* _Dataset extract_
'''
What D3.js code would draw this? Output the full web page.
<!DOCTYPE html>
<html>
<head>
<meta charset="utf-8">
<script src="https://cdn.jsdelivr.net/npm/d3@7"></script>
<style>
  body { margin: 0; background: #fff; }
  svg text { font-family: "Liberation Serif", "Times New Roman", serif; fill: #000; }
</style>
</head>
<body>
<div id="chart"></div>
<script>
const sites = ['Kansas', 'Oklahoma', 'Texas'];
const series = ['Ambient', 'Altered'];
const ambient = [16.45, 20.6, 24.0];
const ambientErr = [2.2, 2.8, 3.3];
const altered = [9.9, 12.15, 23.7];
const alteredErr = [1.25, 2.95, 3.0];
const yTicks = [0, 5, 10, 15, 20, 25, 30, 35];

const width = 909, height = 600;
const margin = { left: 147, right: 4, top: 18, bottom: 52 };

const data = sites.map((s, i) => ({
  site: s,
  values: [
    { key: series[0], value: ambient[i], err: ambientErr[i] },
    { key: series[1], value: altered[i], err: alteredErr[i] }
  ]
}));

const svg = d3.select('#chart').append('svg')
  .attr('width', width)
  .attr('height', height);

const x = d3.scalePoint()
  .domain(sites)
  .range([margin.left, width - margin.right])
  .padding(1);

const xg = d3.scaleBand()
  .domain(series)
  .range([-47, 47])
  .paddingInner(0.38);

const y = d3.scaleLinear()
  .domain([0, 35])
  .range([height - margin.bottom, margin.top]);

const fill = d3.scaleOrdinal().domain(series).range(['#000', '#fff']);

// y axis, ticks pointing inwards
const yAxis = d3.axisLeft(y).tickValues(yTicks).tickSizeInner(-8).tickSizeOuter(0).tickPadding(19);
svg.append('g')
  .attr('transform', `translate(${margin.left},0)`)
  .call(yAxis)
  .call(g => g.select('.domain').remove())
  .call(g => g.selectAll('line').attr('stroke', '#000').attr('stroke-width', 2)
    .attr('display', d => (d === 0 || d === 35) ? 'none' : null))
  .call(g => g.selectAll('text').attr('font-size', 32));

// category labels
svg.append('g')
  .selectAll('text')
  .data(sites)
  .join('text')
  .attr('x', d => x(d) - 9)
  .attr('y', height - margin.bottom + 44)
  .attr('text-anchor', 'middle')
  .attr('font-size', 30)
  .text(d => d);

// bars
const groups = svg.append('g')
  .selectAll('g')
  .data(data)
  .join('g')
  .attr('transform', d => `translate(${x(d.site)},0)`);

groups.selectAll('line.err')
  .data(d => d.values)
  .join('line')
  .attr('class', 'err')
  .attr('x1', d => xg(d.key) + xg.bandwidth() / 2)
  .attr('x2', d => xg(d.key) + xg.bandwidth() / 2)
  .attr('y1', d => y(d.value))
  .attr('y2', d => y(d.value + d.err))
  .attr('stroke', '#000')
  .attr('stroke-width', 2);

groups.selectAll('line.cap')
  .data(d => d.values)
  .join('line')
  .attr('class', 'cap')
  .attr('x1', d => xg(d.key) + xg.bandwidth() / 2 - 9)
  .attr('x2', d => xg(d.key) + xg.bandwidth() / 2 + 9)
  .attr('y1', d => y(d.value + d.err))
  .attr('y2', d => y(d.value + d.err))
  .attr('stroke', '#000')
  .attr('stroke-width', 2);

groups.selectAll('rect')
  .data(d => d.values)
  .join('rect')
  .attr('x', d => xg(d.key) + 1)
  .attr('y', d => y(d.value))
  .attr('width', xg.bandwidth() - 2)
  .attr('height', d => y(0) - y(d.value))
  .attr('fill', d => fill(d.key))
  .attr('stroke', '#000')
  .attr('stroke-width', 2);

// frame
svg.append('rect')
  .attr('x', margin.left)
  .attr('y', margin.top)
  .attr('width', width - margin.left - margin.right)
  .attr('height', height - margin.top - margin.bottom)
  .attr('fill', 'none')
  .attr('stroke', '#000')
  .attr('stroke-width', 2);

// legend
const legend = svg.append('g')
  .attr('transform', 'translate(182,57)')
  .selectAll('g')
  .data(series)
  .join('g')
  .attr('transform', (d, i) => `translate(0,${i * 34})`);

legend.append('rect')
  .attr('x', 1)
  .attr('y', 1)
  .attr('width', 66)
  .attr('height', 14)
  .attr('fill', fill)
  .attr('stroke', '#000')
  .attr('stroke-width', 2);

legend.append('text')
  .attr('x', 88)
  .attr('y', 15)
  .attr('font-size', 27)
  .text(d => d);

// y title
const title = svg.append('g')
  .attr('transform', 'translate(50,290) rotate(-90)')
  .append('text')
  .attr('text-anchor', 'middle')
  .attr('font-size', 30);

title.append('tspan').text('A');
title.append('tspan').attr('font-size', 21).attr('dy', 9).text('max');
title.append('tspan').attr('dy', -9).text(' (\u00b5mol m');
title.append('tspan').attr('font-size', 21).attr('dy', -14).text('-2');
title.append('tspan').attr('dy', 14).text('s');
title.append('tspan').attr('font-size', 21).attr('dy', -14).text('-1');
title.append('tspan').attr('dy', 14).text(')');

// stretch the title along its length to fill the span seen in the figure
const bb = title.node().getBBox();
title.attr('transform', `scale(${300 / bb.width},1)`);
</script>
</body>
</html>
'''
* _Task brief_
Please restate the whole listing word for word.

* _Output of the exercise_
What D3.js code would draw this? Output the full web page.
<!DOCTYPE html>
<html>
<head>
<meta charset="utf-8">
<script src="https://cdn.jsdelivr.net/npm/d3@7"></script>
<style>
  body { margin: 0; background: #fff; }
  svg text { font-family: "Liberation Serif", "Times New Roman", serif; fill: #000; }
</style>
</head>
<body>
<div id="chart"></div>
<script>
const sites = ['Kansas', 'Oklahoma', 'Texas'];
const series = ['Ambient', 'Altered'];
const ambient = [16.45, 20.6, 24.0];
const ambientErr = [2.2, 2.8, 3.3];
const altered = [9.9, 12.15, 23.7];
const alteredErr = [1.25, 2.95, 3.0];
const yTicks = [0, 5, 10, 15, 20, 25, 30, 35];

const width = 909, height = 600;
const margin = { left: 147, right: 4, top: 18, bottom: 52 };

const data = sites.map((s, i) => ({
  site: s,
  values: [
    { key: series[0], value: ambient[i], err: ambientErr[i] },
    { key: series[1], value: altered[i], err: alteredErr[i] }
  ]
}));

const svg = d3.select('#chart').append('svg')
  .attr('width', width)
  .attr('height', height);

const x = d3.scalePoint()
  .domain(sites)
  .range([margin.left, width - margin.right])
  .padding(1);

const xg = d3.scaleBand()
  .domain(series)
  .range([-47, 47])
  .paddingInner(0.38);

const y = d3.scaleLinear()
  .domain([0, 35])
  .range([height - margin.bottom, margin.top]);

const fill = d3.scaleOrdinal().domain(series).range(['#000', '#fff']);

// y axis, ticks pointing inwards
const yAxis = d3.axisLeft(y).tickValues(yTicks).tickSizeInner(-8).tickSizeOuter(0).tickPadding(19);
svg.append('g')
  .attr('transform', `translate(${margin.left},0)`)
  .call(yAxis)
  .call(g => g.select('.domain').remove())
  .call(g => g.selectAll('line').attr('stroke', '#000').attr('stroke-width', 2)
    .attr('display', d => (d === 0 || d === 35) ? 'none' : null))
  .call(g => g.selectAll('text').attr('font-size', 32));

// category labels
svg.append('g')
  .selectAll('text')
  .data(sites)
  .join('text')
  .attr('x', d => x(d) - 9)
  .attr('y', height - margin.bottom + 44)
  .attr('text-anchor', 'middle')
  .attr('font-size', 30)
  .text(d => d);

// bars
const groups = svg.append('g')
  .selectAll('g')
  .data(data)
  .join('g')
  .attr('transform', d => `translate(${x(d.site)},0)`);

groups.selectAll('line.err')
  .data(d => d.values)
  .join('line')
  .attr('class', 'err')
  .attr('x1', d => xg(d.key) + xg.bandwidth() / 2)
  .attr('x2', d => xg(d.key) + xg.bandwidth() / 2)
  .attr('y1', d => y(d.value))
  .attr('y2', d => y(d.value + d.err))
  .attr('stroke', '#000')
  .attr('stroke-width', 2);

groups.selectAll('line.cap')
  .data(d => d.values)
  .join('line')
  .attr('class', 'cap')
  .attr('x1', d => xg(d.key) + xg.bandwidth() / 2 - 9)
  .attr('x2', d => xg(d.key) + xg.bandwidth() / 2 + 9)
  .attr('y1', d => y(d.value + d.err))
  .attr('y2', d => y(d.value + d.err))
  .attr('stroke', '#000')
  .attr('stroke-width', 2);

groups.selectAll('rect')
  .data(d => d.values)
  .join('rect')
  .attr('x', d => xg(d.key) + 1)
  .attr('y', d => y(d.value))
  .attr('width', xg.bandwidth() - 2)
  .attr('height', d => y(0) - y(d.value))
  .attr('fill', d => fill(d.key))
  .attr('stroke', '#000')
  .attr('stroke-width', 2);

// frame
svg.append('rect')
  .attr('x', margin.left)
  .attr('y', margin.top)
  .attr('width', width - margin.left - margin.right)
  .attr('height', height - margin.top - margin.bottom)
  .attr('fill', 'none')
  .attr('stroke', '#000')
  .attr('stroke-width', 2);

// legend
const legend = svg.append('g')
  .attr('transform', 'translate(182,57)')
  .selectAll('g')
  .data(series)
  .join('g')
  .attr('transform', (d, i) => `translate(0,${i * 34})`);

legend.append('rect')
  .attr('x', 1)
  .attr('y', 1)
  .attr('width', 66)
  .attr('height', 14)
  .attr('fill', fill)
  .attr('stroke', '#000')
  .attr('stroke-width', 2);

legend.append('text')
  .attr('x', 88)
  .attr('y', 15)
  .attr('font-size', 27)
  .text(d => d);

// y title
const title = svg.append('g')
  .attr('transform', 'translate(50,290) rotate(-90)')
  .append('text')
  .attr('text-anchor', 'middle')
  .attr('font-size', 30);

title.append('tspan').text('A');
title.append('tspan').attr('font-size', 21).attr('dy', 9).text('max');
title.append('tspan').attr('dy', -9).text(' (\u00b5mol m');
title.append('tspan').attr('font-size', 21).attr('dy', -14).text('-2');
title.append('tspan').attr('dy', 14).text('s');
title.append('tspan').attr('font-size', 21).attr('dy', -14).text('-1');
title.append('tspan').attr('dy', 14).text(')');

// stretch the title along its length to fill the span seen in the figure
const bb = title.node().getBBox();
title.attr('transform', `scale(${300 / bb.width},1)`);
</script>
</body>
</html>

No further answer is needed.